Wasn't talking about climbing. A throwball will set a rope up 70 - 80' up in a heartbeat. Seems quicker and cheaper than a 1k jack setup. That's my only point. If the tree is backleaning bad enough to need that jack setup, a rope setup seems cheaper and easier, is all I'm saying. Jeff


----------



## northmanlogging (Sep 11, 2013)

all right I'll bite...

Climbing is time consuming, takes about an hour sometimes 2 to climb and rig a tree, in that 1-2 hours I can have around 6 trees on the ground limbed and bucked ready to skid, If I where just falling for a processor crew then figure about 20 trees. With a jack I would only lose the 10-20 minutes to hike back to the crummy and another few minutes of jacking... move on the the next...

Its about production mostly. 

Secondly rigging trees for falling generally involves some piece of equipment to pull it over or a complicated set of come-a-longs and hand winches or even more expensive and heavier portable winches... The thing ya gotta remember is that many times we can't just park the truck next to the damn thing tie on and give er Hel. Yarder logging involves lots of hand falling and hand carrying everything. 

For me sure I skidder log, but to pull a 3-5' doug fir over with just a 12000 pound skidder is a little like having a tug of war against a tank, with enough leverage I can win... but your back to climbing and rigging and hoping you have enough cable not to squirsh the poor bastard driving the skidder if things go literally sideways.

The tree jacks are light portable easily operated and tough the bonus is they come with their own built in back pack you if your smarter than the average bunny hugger you only need to make one trip to the tree... unless spring boards are involved then plan on more...

the other alternative is to use a shovel/excavator to push it over, if you have one, which I don't, and you have to be able to get the machine right next to the tree which as mentioned above not always possible.

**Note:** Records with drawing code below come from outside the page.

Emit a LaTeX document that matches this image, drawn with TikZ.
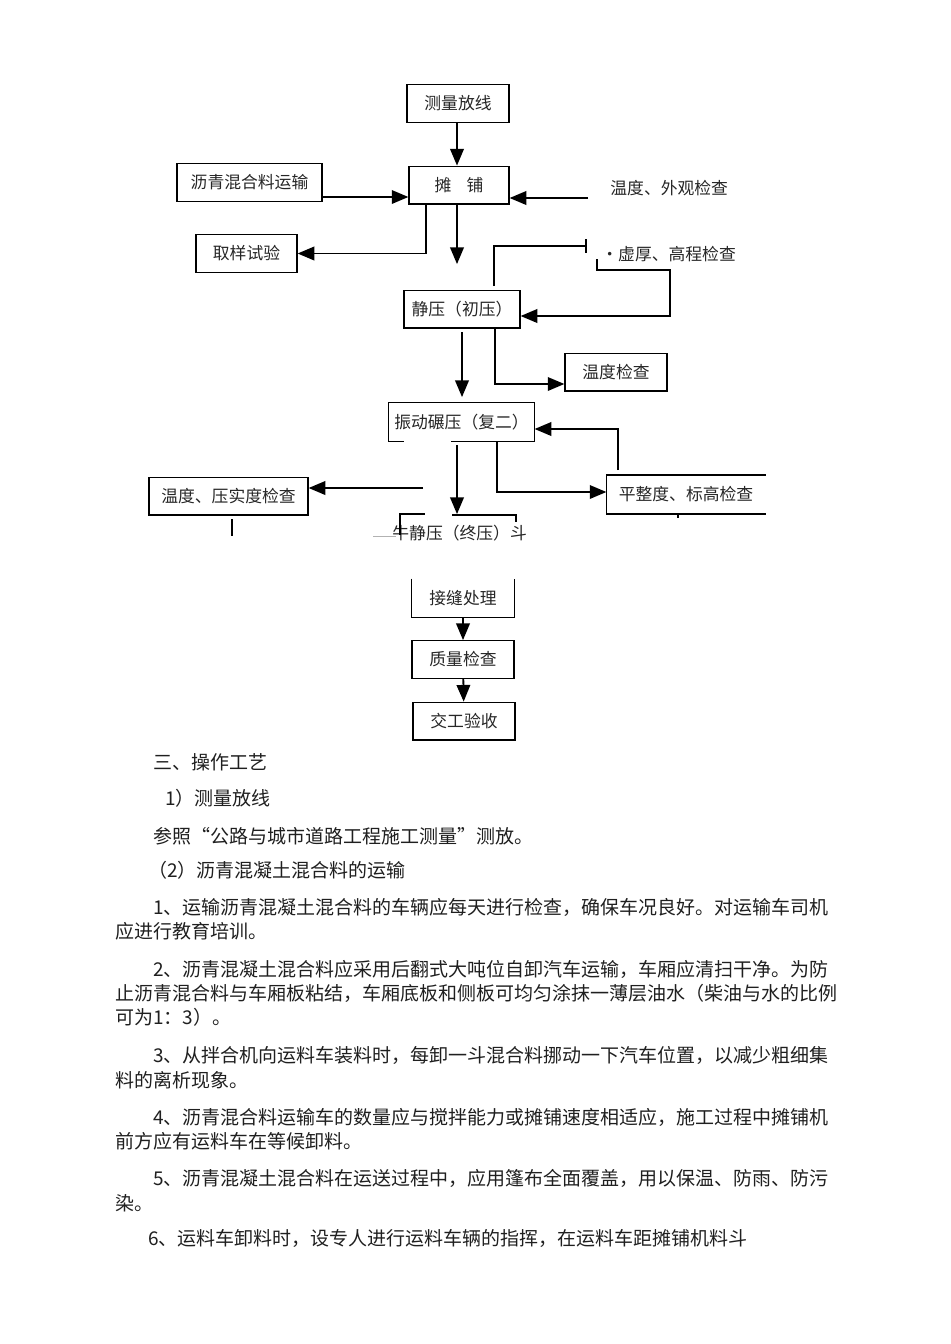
\documentclass[tikz,border=0pt]{standalone}
\usepackage{fontspec}
\setmainfont{Noto Sans CJK SC}
\usetikzlibrary{arrows}

\begin{document}
\begin{tikzpicture}[x=0.5pt,y=-0.5pt,>=triangle 45,
  kuang/.style={draw,line width=0.7pt,minimum width=#1,minimum height=18.8pt,inner sep=0pt,
    text=black!85,font=\fontsize{8.4}{10}\selectfont},
  biaozhu/.style={anchor=west,inner sep=0pt,text=black!85,font=\fontsize{8.4}{10}\selectfont},
  zhengwen/.style={anchor=west,inner sep=0pt,text=black!88,font=\fontsize{9.5}{11}\selectfont},
  jiantou/.style={->,line width=0.9pt},
  xian/.style={line width=0.8pt}]
\useasboundingbox (0,0) rectangle (950,1344);
% boxes of the flow chart
\node[kuang=51pt] (celiang) at (458,103.5) {测量放线};
\node[kuang=50pt] (tanpu) at (459,185) {摊\hspace{0.9em}铺};
\node[kuang=72.5pt] (yunshu) at (249.5,182.5) {沥青混合料运输};
\node[kuang=50.5pt] (quyang) at (246.5,253.5) {取样试验};
\node[kuang=58pt] (jingya) at (462,309) {静压（初压）};
\node[kuang=51pt] (wendu) at (616,372) {温度检查};
\node[kuang=72.5pt,draw=none] (zhendong) at (461.5,422) {振动碾压（复二）};
\node[kuang=79.5pt] (yashi) at (228.5,496) {温度、压实度检查};
\node[kuang=79pt,draw=none] (pingzheng) at (686,494.5) {平整度、标高检查};
\node[kuang=51pt,draw=none] (jiefeng) at (463,598) {接缝处理};
\node[kuang=51pt] (zhiliang) at (463,659.5) {质量检查};
\node[kuang=51pt] (jiaogong) at (464,721) {交工验收};
% boxes with missing sides
\draw[line width=0.7pt] (zhendong.south west) |- (zhendong.north east) -- (zhendong.south east)
  -- ++(-84,0) (zhendong.south west) -- ++(16,0);
\draw[line width=0.7pt] (pingzheng.north east) -- (pingzheng.north west) -- (pingzheng.south west) -- (pingzheng.south east);
\draw[line width=0.7pt] (jiefeng.north west) -- (jiefeng.south west) -- (jiefeng.south east) -- (jiefeng.north east);
% loose labels
\node[biaozhu] (waiguan) at (610,188) {温度、外观检查};
\node[biaozhu] (xuhou) at (601,254) {·虚厚、高程检查};
\node[biaozhu] (zhongya) at (392,533) {牛静压（终压）斗};
% points for the connectors
\coordinate (b1) at (0,197);
\coordinate (c1) at (588,198);
\coordinate (d1) at (426,253);
\coordinate (e1) at (457,264);
\coordinate (f1) at (494,286);
\coordinate (f2) at (587,246);
\coordinate (g1) at (597,259);
\coordinate (g2) at (670,270);
\coordinate (g3) at (670,316);
\coordinate (h1) at (462,332);
\coordinate (h2) at (462,397);
\coordinate (i1) at (495,384);
\coordinate (j1) at (457,445);
\coordinate (j2) at (457,514);
\coordinate (k1) at (423,488);
\coordinate (l1) at (497,492);
\coordinate (m1) at (618,470);
\coordinate (m2) at (618,429);
% connectors
\draw[jiantou] (celiang.south -| e1) -- (tanpu.north -| e1);
\draw[jiantou] (yunshu.east |- b1) -- (tanpu.west |- b1);
\draw[jiantou] (c1) -- (tanpu.east |- c1);
\draw[jiantou] (tanpu.south -| d1) |- (quyang.east);
\draw[jiantou] (tanpu.south -| e1) -- (e1);
\draw[xian,-|] (f1) |- (f2);
\draw[jiantou] (g1) |- (g2) -- (g3) -- (jingya.east |- g3);
\draw[jiantou] (h1) -- (h2);
\draw[jiantou] (jingya.south -| i1) |- (wendu.west |- i1);
\draw[jiantou] (j1) -- (j2);
\draw[jiantou] (k1) -- (yashi.east |- k1);
\draw[jiantou] (zhendong.south -| l1) |- (pingzheng.west |- l1);
\draw[jiantou] (m1) -- (m2) -- (zhendong.east |- m2);
\draw[jiantou] (jiefeng) -- (zhiliang);
\draw[jiantou] (zhiliang) -- (jiaogong);
% odd strokes round the last step
\draw[xian] (400,535) |- (425,514);
\draw[xian] (452,515) -| (516,522);
\draw[xian] (232,519) -- (232,536);
\draw[xian] (678,513) -- (678,518);
\draw[gray!60] (373,536) -- (396,536);
% text below the chart
\node[zhengwen] (t1) at (153,762) {三、操作工艺};
\node[zhengwen] (t2) at (165,798) {1）测量放线};
\node[zhengwen] (t3) at (153,836) {参照“公路与城市道路工程施工测量”测放。};
\node[zhengwen] (t4) at (148,870) {（2）沥青混凝土混合料的运输};
\node[zhengwen] (t5) at (153,907) {1、运输沥青混凝土混合料的车辆应每天进行检查，确保车况良好。对运输车司机};
\node[zhengwen] (t6) at (115,931) {应进行教育培训。};
\node[zhengwen] (t7) at (153,969) {2、沥青混凝土混合料应采用后翻式大吨位自卸汽车运输，车厢应清扫干净。为防};
\node[zhengwen] (t8) at (115,993) {止沥青混合料与车厢板粘结，车厢底板和侧板可均匀涂抹一薄层油水（柴油与水的比例};
\node[zhengwen] (t9) at (115,1017) {可为1：3）。};
\node[zhengwen] (t10) at (153,1055) {3、从拌合机向运料车装料时，每卸一斗混合料挪动一下汽车位置，以减少粗细集};
\node[zhengwen] (t11) at (115,1080) {料的离析现象。};
\node[zhengwen] (t12) at (153,1117) {4、沥青混合料运输车的数量应与搅拌能力或摊铺速度相适应，施工过程中摊铺机};
\node[zhengwen] (t13) at (115,1141) {前方应有运料车在等候卸料。};
\node[zhengwen] (t14) at (153,1178) {5、沥青混凝土混合料在运送过程中，应用篷布全面覆盖，用以保温、防雨、防污};
\node[zhengwen] (t15) at (115,1203) {染。};
\node[zhengwen] (t16) at (148,1238) {6、运料车卸料时，设专人进行运料车辆的指挥，在运料车距摊铺机料斗};
\end{tikzpicture}
\end{document}
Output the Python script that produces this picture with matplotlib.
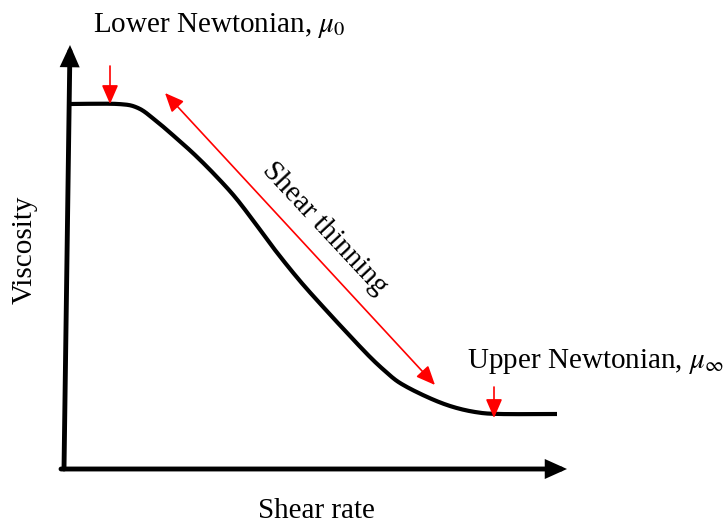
import matplotlib
matplotlib.use('Agg')
import numpy as np
from matplotlib import pyplot as plt

plt.rcParams['font.family'] = ['Liberation Serif', 'DejaVu Serif']
plt.rcParams['mathtext.fontset'] = 'stix'

# Viscosity curve (arbitrary units, origin at the axes corner)
shear_rate = [7, 55, 75, 92, 112, 132, 152, 172, 192, 212, 237, 262, 287,
              307, 322, 337, 362, 387, 412, 437, 494]
viscosity = [365, 365, 361, 349, 332, 314, 294, 272, 246, 219, 188, 160, 133,
             112, 98, 86, 73, 63, 57, 55, 55]

# Axis ends (x axis, y axis)
x_axis = [(-2, 0), (504, 0)]
y_axis = [(1, 0), (7, 424)]

# Red markers: plateau arrows and the shear-thinning span
lower_arrow = [(47, 403), (47, 365)]
upper_arrow = [(431, 82), (431, 51)]
thinning_span = [(102, 376), (372, 84)]

labels = {
    'lower': 'Lower Newtonian, $\\mu_0$',
    'upper': 'Upper Newtonian, $\\mu_\\infty$',
    'xlabel': 'Shear rate',
    'ylabel': 'Viscosity',
    'thin': 'Shear thinning',
}


# Catmull-Rom pass so the hand-drawn curve looks smooth
def smooth(xs, ys, n=12):
    p = np.column_stack([xs, ys]).astype(float)
    p = np.vstack([p[0], p, p[-1]])
    out = []
    t = np.linspace(0, 1, n, endpoint=False)[:, None]
    for i in range(1, len(p) - 2):
        p0, p1, p2, p3 = p[i - 1], p[i], p[i + 1], p[i + 2]
        seg = 0.5 * ((2 * p1) + (-p0 + p2) * t
                     + (2 * p0 - 5 * p1 + 4 * p2 - p3) * t ** 2
                     + (-p0 + 3 * p1 - 3 * p2 + p3) * t ** 3)
        out.append(seg)
    out.append(p[-2][None, :])
    out = np.vstack(out)
    return out[:, 0], out[:, 1]


fig = plt.figure(figsize=(7.26, 5.24), dpi=100)
ax = fig.add_axes([0, 0, 1, 1])
ax.set_xlim(-63, 663)
ax.set_ylim(-55, 469)
ax.axis('off')

# axes drawn as thick arrows
for (x0, y0), (x1, y1) in [x_axis, y_axis]:
    ax.annotate('', xy=(x1, y1), xytext=(x0, y0),
                arrowprops=dict(arrowstyle='-|>,head_length=1.0,head_width=0.45',
                                lw=3.5, color='black', shrinkA=0, shrinkB=0,
                                joinstyle='miter'))

sx, sy = smooth(shear_rate, viscosity)
ax.plot(sx, sy, color='black', lw=3, solid_capstyle='butt', solid_joinstyle='round')

# red arrows
for (x0, y0), (x1, y1) in [lower_arrow, upper_arrow]:
    ax.annotate('', xy=(x1, y1), xytext=(x0, y0),
                arrowprops=dict(arrowstyle='-|>,head_length=1.15,head_width=0.5',
                                lw=1.2, color='red', shrinkA=0, shrinkB=0))
(x0, y0), (x1, y1) = thinning_span
ax.annotate('', xy=(x1, y1), xytext=(x0, y0),
            arrowprops=dict(arrowstyle='<|-|>,head_length=1.15,head_width=0.5',
                            lw=1.2, color='red', shrinkA=0, shrinkB=0))

fs = 21
ax.text(30, 437, labels['lower'], fontsize=fs, ha='left', va='baseline')
ax.text(404, 101, labels['upper'], fontsize=fs, ha='left', va='baseline')
ax.text(253, -49, labels['xlabel'], fontsize=fs, ha='center', va='baseline')
ax.text(-38, 219, labels['ylabel'], fontsize=fs, ha='center', va='center', rotation=90)
ax.text(262, 241, labels['thin'], fontsize=fs, ha='center', va='center',
        rotation=-47, rotation_mode='anchor')

fig.savefig('out.png', dpi=100)
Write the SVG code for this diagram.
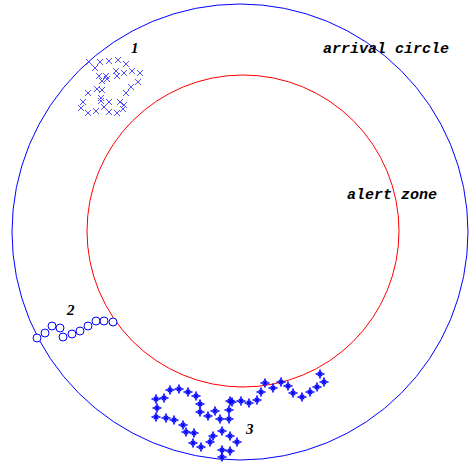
<svg xmlns="http://www.w3.org/2000/svg" width="469" height="463" viewBox="0 0 469 463">
<style>
.lbl{font-family:"Liberation Mono",monospace;font-style:italic;font-weight:bold;font-size:15px;fill:#000}
.num{font-family:"Liberation Serif",serif;font-style:italic;font-weight:bold;font-size:15px;fill:#000}
.xm{stroke:#5050ff;stroke-width:1;fill:none}
.om{stroke:#0000ff;stroke-width:1;fill:#fff}
.st{stroke:#0000ff;stroke-width:1.6;fill:none}
</style>
<defs>
<path id="xmk" d="M-3,-3L3,3M-3,3L3,-3"/>
<g id="smk"><path d="M-4.5,0H4.5M0,-4.5V4.5"/><path d="M-2.2,-2.2L2.2,2.2M-2.2,2.2L2.2,-2.2" stroke-width="1.2"/></g>
</defs>
<rect width="469" height="463" fill="#fff"/>
<g id="arrival-circle"><circle cx="240" cy="232" r="228" fill="none" stroke="#0000ff" stroke-width="1"/></g>
<g id="alert-zone"><circle cx="243" cy="231" r="156" fill="none" stroke="#ff0000" stroke-width="1"/></g>
<g id="cluster1" class="xm">
<use href="#xmk" x="89" y="62"/><use href="#xmk" x="100" y="62"/><use href="#xmk" x="109" y="61"/><use href="#xmk" x="118" y="60"/><use href="#xmk" x="126" y="64"/>
<use href="#xmk" x="95" y="68"/><use href="#xmk" x="99" y="76"/><use href="#xmk" x="106" y="76"/><use href="#xmk" x="107" y="79"/><use href="#xmk" x="116" y="71"/>
<use href="#xmk" x="117" y="76"/><use href="#xmk" x="124" y="73"/><use href="#xmk" x="132" y="71"/><use href="#xmk" x="140" y="73"/><use href="#xmk" x="102" y="81"/>
<use href="#xmk" x="138" y="82"/><use href="#xmk" x="131" y="87"/><use href="#xmk" x="97" y="89"/><use href="#xmk" x="102" y="90"/><use href="#xmk" x="88" y="93"/>
<use href="#xmk" x="126" y="93"/><use href="#xmk" x="101" y="98"/><use href="#xmk" x="101" y="101"/><use href="#xmk" x="109" y="102"/><use href="#xmk" x="120" y="102"/>
<use href="#xmk" x="83" y="102"/><use href="#xmk" x="104" y="107"/><use href="#xmk" x="124" y="105"/><use href="#xmk" x="81" y="108"/><use href="#xmk" x="88" y="113"/>
<use href="#xmk" x="96" y="111"/><use href="#xmk" x="109" y="112"/><use href="#xmk" x="117" y="113"/><use href="#xmk" x="123" y="109"/>
</g>
<g id="cluster2" class="om">
<circle cx="37" cy="338" r="4"/><circle cx="45" cy="333" r="4"/><circle cx="52" cy="326" r="4"/><circle cx="60" cy="328" r="4"/><circle cx="63" cy="337" r="4"/>
<circle cx="72" cy="334" r="4"/><circle cx="80" cy="331" r="4"/><circle cx="88" cy="326" r="4"/><circle cx="96" cy="321" r="4"/><circle cx="104" cy="321" r="4"/><circle cx="113" cy="322" r="4"/>
</g>
<g id="cluster3" class="st">
<use href="#smk" x="170" y="390"/><use href="#smk" x="179" y="389"/><use href="#smk" x="188" y="392"/><use href="#smk" x="196" y="396"/><use href="#smk" x="156" y="399"/>
<use href="#smk" x="164" y="398"/><use href="#smk" x="200" y="404"/><use href="#smk" x="157" y="408"/><use href="#smk" x="200" y="412"/><use href="#smk" x="208" y="416"/>
<use href="#smk" x="215" y="411"/><use href="#smk" x="230" y="401"/><use href="#smk" x="229" y="410"/><use href="#smk" x="220" y="419"/><use href="#smk" x="229" y="419"/>
<use href="#smk" x="156" y="417"/><use href="#smk" x="166" y="418"/><use href="#smk" x="174" y="420"/><use href="#smk" x="183" y="425"/><use href="#smk" x="186" y="432"/>
<use href="#smk" x="194" y="433"/><use href="#smk" x="213" y="436"/><use href="#smk" x="222" y="431"/><use href="#smk" x="230" y="436"/><use href="#smk" x="237" y="442"/>
<use href="#smk" x="193" y="443"/><use href="#smk" x="201" y="447"/><use href="#smk" x="210" y="442"/><use href="#smk" x="222" y="450"/><use href="#smk" x="230" y="451"/><use href="#smk" x="222" y="457"/>
<use href="#smk" x="265" y="383"/><use href="#smk" x="273" y="388"/><use href="#smk" x="281" y="382"/><use href="#smk" x="288" y="386"/><use href="#smk" x="320" y="374"/>
<use href="#smk" x="324" y="382"/><use href="#smk" x="317" y="387"/><use href="#smk" x="310" y="392"/><use href="#smk" x="302" y="397"/><use href="#smk" x="293" y="393"/>
<use href="#smk" x="261" y="392"/><use href="#smk" x="257" y="400"/><use href="#smk" x="249" y="403"/><use href="#smk" x="241" y="401"/><use href="#smk" x="232" y="402"/>
</g>
<g id="labels">
<text class="lbl" x="323" y="53">arrival circle</text>
<text class="lbl" x="347" y="199">alert zone</text>
<text class="num" x="131" y="53">1</text>
<text class="num" x="67" y="315">2</text>
<text class="num" x="246" y="434">3</text>
</g>
</svg>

Hope that answers your question, unless your just trying to justify spending 1k to your war dept. in that case ignore everything...


----------



## northmanlogging (Sep 11, 2013)

TheJollyLogger said:


> Wasn't talking about climbing. A throwball will set a rope up 70 - 80' up in a heartbeat. Seems quicker and cheaper than a 1k jack setup. That's my only point. If the tree is backleaning bad enough to need that jack setup, a rope setup seems cheaper and easier, is all I'm saying. Jeff



the throw ball makes a valid point, almost.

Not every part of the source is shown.